Muddy ridiculous and they’re not bluffing
Roads, rates, rubbish.
The three R’s are a phrase you’ll start hearing more of this year as council elections ramp up.
And when it comes to the first of those Rs, St Leonards resident Sue Weymouth reckons the dirt roads in the Lower Bluff area could be some of the worst in the region.
“When it gets wet they get sloppy, when it’s dry it’s too dusty,” Ms Weymouth said.
“There aren’t footpaths, and I have an elderly neighbour who can’t get around when it gets wet.”
It isn’t a new issue, last year the Geelong Advertiser reported that residents had come together in a bid to get the council to fix roads, which they claimed were dangerous and damaging cars.
What’s more, the road made an appearance in a list of the region’s worst potholes earlier this year.
City of Greater Geelong acting executive director of city infrastructure David Greaves said council had done a “lot of work over time to listen to residents’ concerns about these roads and present possible solutions”.
“Our surveys have found there are strongly varying opinions within the local community,” Mr Greaves said.
“A survey in 2022 saw more residents vote to ‘keep the roads as they are’ than for any other option presented.
“We continue to maintain the roads to the levels set out in our road management plan.”
Um, why is our town part of this?
One of the region’s coastal communities has inadvertently been linked to the ongoing multi-agency federal probe into the tax affairs of former Geelong businessman David Collard.
The investigation, centred on allegations of tax fraud involving allegedly false research and development claims worth tens of millions of dollars, has been codenamed “Operation Queenscliff”.
An Australian Federal Police spokeswoman, when asked for an explanation, gave assurances that despite Collard’s local connection, there was no specific reason for the name and definitely no links to Queenscliff, the town.

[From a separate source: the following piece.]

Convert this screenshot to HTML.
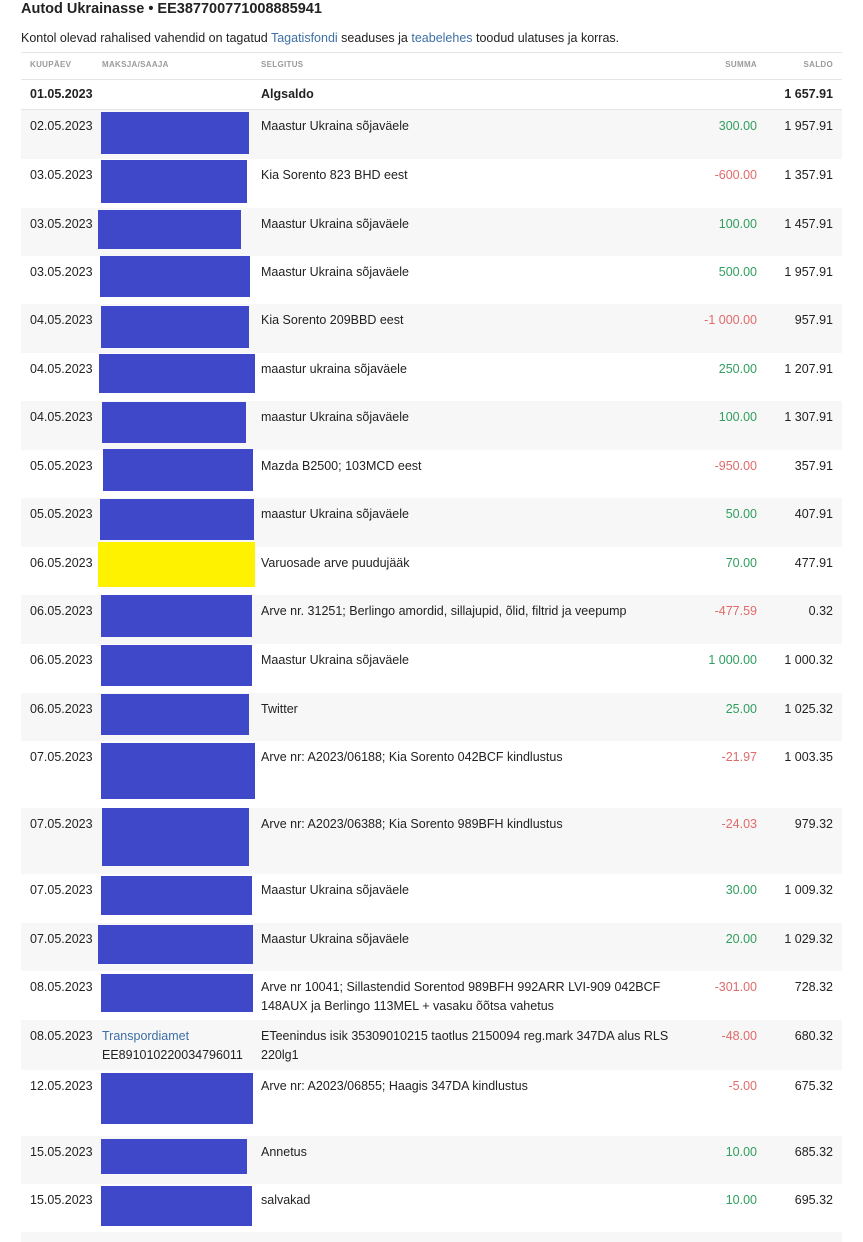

That last part was underlined, just in case we missed it.
But one can’t help thinking that some of the friendly Borough folk must be more than a little miffed by the name.
Some might say “Operation New York” would have been more fitting, given that’s where Collard is understood to be living.
Although it’s not clear exactly where after civil court documents were lodged against the former St Joseph’s student a few months ago over claims he owed $208,000 in unpaid rent for swanky digs located nearby the Hudson River in the Hell’s Kitchen district.
Plant-based civil disobedience
While this column often details humans who are not doing the right thing, it’s safe to say we’ve never exposed greenery for breaking the rules. Until now, that is.
Yes, WTF’s intrepid investigators have found a rather amusing example of some plant-based civil disobedience. The striking hanging plant sits on Moorabool St in South Geelong, directly – and defiantly – across from a sign that suggests “no drooping”.
Well, it’s actually a no U-turn sign, but the visual contrast is one to bring a chuckle.
We’ll let the pictures and the video do the explaining.
Cone continues to camp in canopy
And while on plants, it’s been more than two months since this column revealed a traffic cone had found itself in the upper branches of a tree on Yarra St.
Well, we can report a change.
The cone is still there but it’s a little less lonely and getting a touch more shade as the leaves on the surrounding branches return for spring.
Perhaps it will enjoy a full four seasons in the canopy. Although, being Geelong, that could happen in just a single day.